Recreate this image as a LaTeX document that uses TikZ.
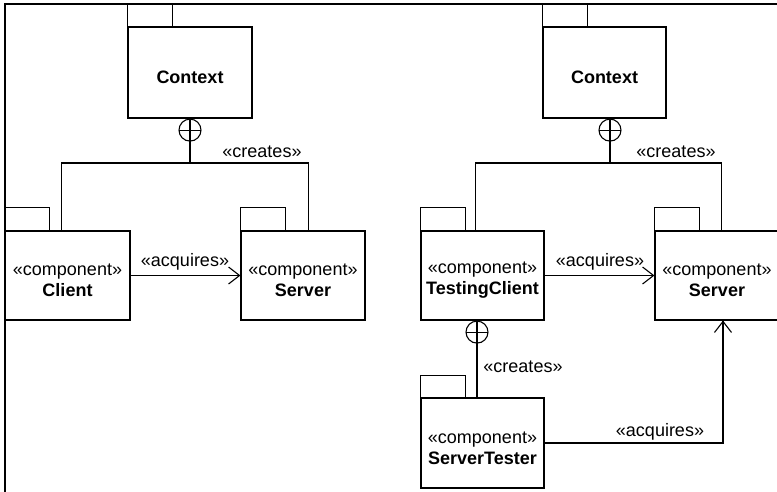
\documentclass[tikz,border=0pt]{standalone}
\usepackage{fontspec}
\setmainfont{Liberation Sans}
\usetikzlibrary{arrows.meta}

\tikzset{
  line/.style={line width=1.1pt, line cap=rect},
  pkgbody/.style={draw, line, rectangle, minimum width=124pt, minimum height=89pt,
    inner sep=0pt},
  pkgtext/.style={align=center, inner sep=0pt, font=\fontsize{18}{21}\selectfont},
  pkgtab/.style={draw, line},
  nest/.style={draw, line, circle, minimum size=22pt, inner sep=0pt, fill=white,
    path picture={\draw[line width=1.1pt]
      (path picture bounding box.north) -- (path picture bounding box.south)
      (path picture bounding box.west) -- (path picture bounding box.east);}},
  stereo/.style={font=\fontsize{18}{21}\selectfont, inner sep=0pt},
  dep/.style={line, -{Straight Barb[length=11pt, width=17pt, line width=1.1pt]}},
}

% draws the tab on top of a package body
\newcommand{\pkgtabon}[2][23pt]{\draw[pkgtab] (#2.north west) rectangle ++(45pt,#1);}
% package text, a little below the middle of the body
\newcommand{\pkglabel}[2]{\node[pkgtext] (#1-text) at ([yshift=-5pt]#1.center) {#2};}

\begin{document}
\begin{tikzpicture}[x=1pt, y=-1pt]
\useasboundingbox (0,0) rectangle (777,491);
\clip (0,0) rectangle (777,491);

% frame
\coordinate (frameTL) at (5,4);
\coordinate (frameTR) at (777,4);
\coordinate (frameBL) at (5,491);
\draw[line] (frameTR) -- (frameTL) -- (frameBL);

% ---------- left: production configuration ----------
\node[pkgbody, minimum height=91pt] (ctxL) at (190,72.5) {};
\pkgtabon{ctxL}
\pkglabel{ctxL}{\textbf{Context}}
\node[pkgbody, minimum width=125pt] (client) at (67.5,275.5) {};
\pkgtabon{client}
\pkglabel{client}{«component»\\\textbf{Client}}
\node[pkgbody] (serverL) at (303,275.5) {};
\pkgtabon{serverL}
\pkglabel{serverL}{«component»\\\textbf{Server}}

\node[nest, anchor=north] (cpL) at (ctxL.south) {};
\coordinate (jL) at (cpL.south |- 0,163);
\draw[line] (cpL.south) -- (jL);
\draw[line] ([xshift=57pt]client.north west) |- (jL) -| ([xshift=-57pt]serverL.north east);
\node[stereo] (crL) at (262,152) {«creates»};

\draw[dep] (client.east) -- (serverL.west);
\node[stereo] (acqL) at (185,262) {«acquires»};

% ---------- right: test configuration ----------
\node[pkgbody, minimum width=123pt, minimum height=91pt] (ctxR) at (604.5,72.5) {};
\pkgtabon{ctxR}
\pkglabel{ctxR}{\textbf{Context}}
\node[pkgbody, minimum width=123pt] (tclient) at (482.5,275.5) {};
\pkgtabon{tclient}
\pkglabel{tclient}{«component»\\\textbf{TestingClient}}
\node[pkgbody] (serverR) at (717,275.5) {};
\pkgtabon{serverR}
\pkglabel{serverR}{«component»\\\textbf{Server}}
\node[pkgbody, minimum width=123pt, minimum height=90pt] (stester) at (482.5,443) {};
\pkgtabon[22pt]{stester}
\pkglabel{stester}{«component»\\\textbf{ServerTester}}

\node[nest, anchor=north] (cpR) at ([xshift=5.5pt]ctxR.south) {};
\coordinate (jR) at (cpR.south |- 0,163);
\draw[line] (cpR.south) -- (jR);
\draw[line] ([xshift=55pt]tclient.north west) |- (jR) -| ([xshift=67pt]serverR.north west);
\node[stereo] (crR) at (676,152) {«creates»};

\draw[dep] (tclient.east) -- (serverR.west);
\node[stereo] (acqR) at (600,262) {«acquires»};

\node[nest, anchor=north] (cpT) at ([xshift=-5.5pt]tclient.south) {};
\draw[line] (cpT.south) -- (cpT.south |- stester.north);
\node[stereo] (crT) at (523,367) {«creates»};

\coordinate (bend) at ([xshift=6pt]serverR.south |- stester.east);
\draw[dep] (stester.east) -- (bend) -- ([xshift=6pt]serverR.south);
\node[stereo] (acqT) at (660,432) {«acquires»};
\end{tikzpicture}
\end{document}
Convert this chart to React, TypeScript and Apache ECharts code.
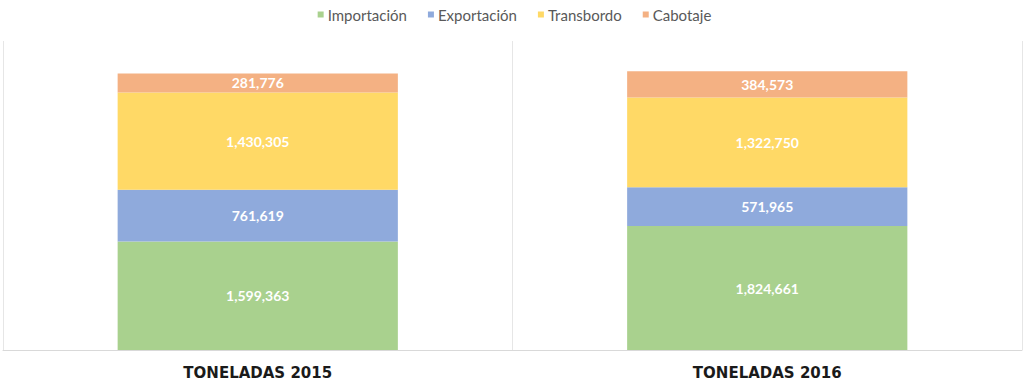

+-------+

Transcribe all the records above word for word, without their images.

Recreate this image as a LaTeX document that uses TikZ.
\documentclass[tikz,border=0pt]{standalone}
\usepackage{fontspec}
\setmainfont{Liberation Sans}
\usetikzlibrary{arrows.meta}

\tikzset{
  line/.style={line width=1.1pt, line cap=rect},
  pkgbody/.style={draw, line, rectangle, minimum width=124pt, minimum height=89pt,
    inner sep=0pt},
  pkgtext/.style={align=center, inner sep=0pt, font=\fontsize{18}{21}\selectfont},
  pkgtab/.style={draw, line},
  nest/.style={draw, line, circle, minimum size=22pt, inner sep=0pt, fill=white,
    path picture={\draw[line width=1.1pt]
      (path picture bounding box.north) -- (path picture bounding box.south)
      (path picture bounding box.west) -- (path picture bounding box.east);}},
  stereo/.style={font=\fontsize{18}{21}\selectfont, inner sep=0pt},
  dep/.style={line, -{Straight Barb[length=11pt, width=17pt, line width=1.1pt]}},
}

% draws the tab on top of a package body
\newcommand{\pkgtabon}[2][23pt]{\draw[pkgtab] (#2.north west) rectangle ++(45pt,#1);}
% package text, a little below the middle of the body
\newcommand{\pkglabel}[2]{\node[pkgtext] (#1-text) at ([yshift=-5pt]#1.center) {#2};}

\begin{document}
\begin{tikzpicture}[x=1pt, y=-1pt]
\useasboundingbox (0,0) rectangle (777,491);
\clip (0,0) rectangle (777,491);

% frame
\coordinate (frameTL) at (5,4);
\coordinate (frameTR) at (777,4);
\coordinate (frameBL) at (5,491);
\draw[line] (frameTR) -- (frameTL) -- (frameBL);

% ---------- left: production configuration ----------
\node[pkgbody, minimum height=91pt] (ctxL) at (190,72.5) {};
\pkgtabon{ctxL}
\pkglabel{ctxL}{\textbf{Context}}
\node[pkgbody, minimum width=125pt] (client) at (67.5,275.5) {};
\pkgtabon{client}
\pkglabel{client}{«component»\\\textbf{Client}}
\node[pkgbody] (serverL) at (303,275.5) {};
\pkgtabon{serverL}
\pkglabel{serverL}{«component»\\\textbf{Server}}

\node[nest, anchor=north] (cpL) at (ctxL.south) {};
\coordinate (jL) at (cpL.south |- 0,163);
\draw[line] (cpL.south) -- (jL);
\draw[line] ([xshift=57pt]client.north west) |- (jL) -| ([xshift=-57pt]serverL.north east);
\node[stereo] (crL) at (262,152) {«creates»};

\draw[dep] (client.east) -- (serverL.west);
\node[stereo] (acqL) at (185,262) {«acquires»};

% ---------- right: test configuration ----------
\node[pkgbody, minimum width=123pt, minimum height=91pt] (ctxR) at (604.5,72.5) {};
\pkgtabon{ctxR}
\pkglabel{ctxR}{\textbf{Context}}
\node[pkgbody, minimum width=123pt] (tclient) at (482.5,275.5) {};
\pkgtabon{tclient}
\pkglabel{tclient}{«component»\\\textbf{TestingClient}}
\node[pkgbody] (serverR) at (717,275.5) {};
\pkgtabon{serverR}
\pkglabel{serverR}{«component»\\\textbf{Server}}
\node[pkgbody, minimum width=123pt, minimum height=90pt] (stester) at (482.5,443) {};
\pkgtabon[22pt]{stester}
\pkglabel{stester}{«component»\\\textbf{ServerTester}}

\node[nest, anchor=north] (cpR) at ([xshift=5.5pt]ctxR.south) {};
\coordinate (jR) at (cpR.south |- 0,163);
\draw[line] (cpR.south) -- (jR);
\draw[line] ([xshift=55pt]tclient.north west) |- (jR) -| ([xshift=67pt]serverR.north west);
\node[stereo] (crR) at (676,152) {«creates»};

\draw[dep] (tclient.east) -- (serverR.west);
\node[stereo] (acqR) at (600,262) {«acquires»};

\node[nest, anchor=north] (cpT) at ([xshift=-5.5pt]tclient.south) {};
\draw[line] (cpT.south) -- (cpT.south |- stester.north);
\node[stereo] (crT) at (523,367) {«creates»};

\coordinate (bend) at ([xshift=6pt]serverR.south |- stester.east);
\draw[dep] (stester.east) -- (bend) -- ([xshift=6pt]serverR.south);
\node[stereo] (acqT) at (660,432) {«acquires»};
\end{tikzpicture}
\end{document}
Convert this chart to React, TypeScript and Apache ECharts code.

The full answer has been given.